Craig M. Boise (DePaul) has published Optimal Tax Treaty Administrative Guidance, 88 Tex. L. Rev. See Also 175 (2010), responding to Michael S. Kirsch (Notre Dame), The Limits of Administrative Guidance in the Interpretation of Tax Treaties, 87 Tex. L. Rev. 1063 (2009). Here is the abstract:
With the advent of economic globalization, U.S.-based multinational enterprises have developed increasingly complex international tax-reduction strategies that frequently rely on provisions of one or more of the sixty-odd bilateral income tax treaties to which the United States is a party.
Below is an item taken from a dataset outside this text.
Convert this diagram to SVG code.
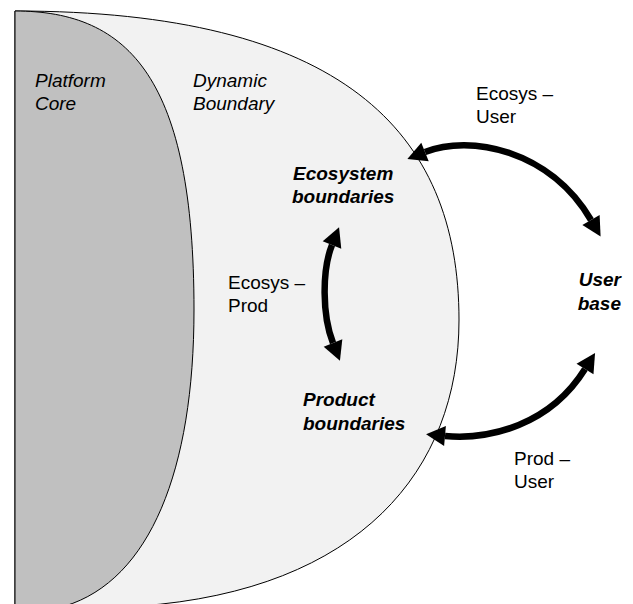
<svg xmlns="http://www.w3.org/2000/svg" width="633" height="604" viewBox="0 0 633 604">
  <style>
    .lbl { font-family: "Liberation Sans", Arial, sans-serif; font-size: 19px; fill: #000; }
    .it { font-style: italic; }
    .bi { font-style: italic; font-weight: bold; }
    .conn { fill: none; stroke: #000; stroke-width: 6.5; stroke-linecap: butt; marker-start: url(#ah); marker-end: url(#ah); }
    .shape { stroke: #000; stroke-width: 1; }
  </style>
  <defs>
    <marker id="ah" markerUnits="userSpaceOnUse" viewBox="0 -10 20 20" refX="0" refY="0" markerWidth="20" markerHeight="20" orient="auto-start-reverse" overflow="visible">
      <path d="M0,-10 L19,0 L0,10 z" fill="#000"/>
    </marker>
  </defs>
  <rect width="633" height="604" fill="#fff"/>

  <g id="dynamic-boundary">
    <path class="shape" fill="#f2f2f2" d="M15,11 C340,11 459,130 459,320 C459,470 360,590 140,606 L15,606 Z"/>
    <text class="lbl it" x="193" y="87">Dynamic</text>
    <text class="lbl it" x="193" y="110">Boundary</text>
  </g>

  <g id="platform-core">
    <path class="shape" fill="#c0c0c0" d="M15,11 C130,11 194,80 194,310 C194,470 150,580 65,606 L15,606 Z"/>
    <text class="lbl it" x="35" y="87">Platform</text>
    <text class="lbl it" x="35" y="110">Core</text>
  </g>

  <g id="ecosystem-boundaries">
    <text class="lbl bi" x="293" y="180">Ecosystem</text>
    <text class="lbl bi" x="292" y="203">boundaries</text>
  </g>

  <g id="product-boundaries">
    <text class="lbl bi" x="303" y="406">Product</text>
    <text class="lbl bi" x="303" y="430">boundaries</text>
  </g>

  <g id="user-base">
    <text class="lbl bi" x="621" y="286" text-anchor="end">User</text>
    <text class="lbl bi" x="621" y="310" text-anchor="end">base</text>
  </g>

  <g id="connectors">
    <path class="conn" d="M425,152 C470,134 550,150 591,220"/>
    <path class="conn" d="M332,245 C322,270 322,315 333,343"/>
    <path class="conn" d="M445,436 C490,440 550,425 585,369"/>
    <text class="lbl" x="476" y="100">Ecosys –</text>
    <text class="lbl" x="476" y="123">User</text>
    <text class="lbl" x="228" y="289">Ecosys –</text>
    <text class="lbl" x="228" y="312">Prod</text>
    <text class="lbl" x="514" y="465">Prod –</text>
    <text class="lbl" x="514" y="488">User</text>
  </g>
</svg>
The appropriate interpretation of U.S. tax treaties often is uncertain, a situation that on the one hand invites aggressive tax planning by multinational enterprises, and on the other hand poses challenges for federal courts that must determine whether such planning has crossed the line from legitimate to abusive.
In an article to which this short paper is a response, Professor Michael Kirsch calls for tax treaty guidance in the form of new Treasury regulations. This paper articulates three criteria that are essential to effective tax treaty guidance and argues that treaty guidance in the form of Treasury regulations would not satisfy those criteria. The article then briefly suggests some other possible forms that effective tax treaty guidance might take.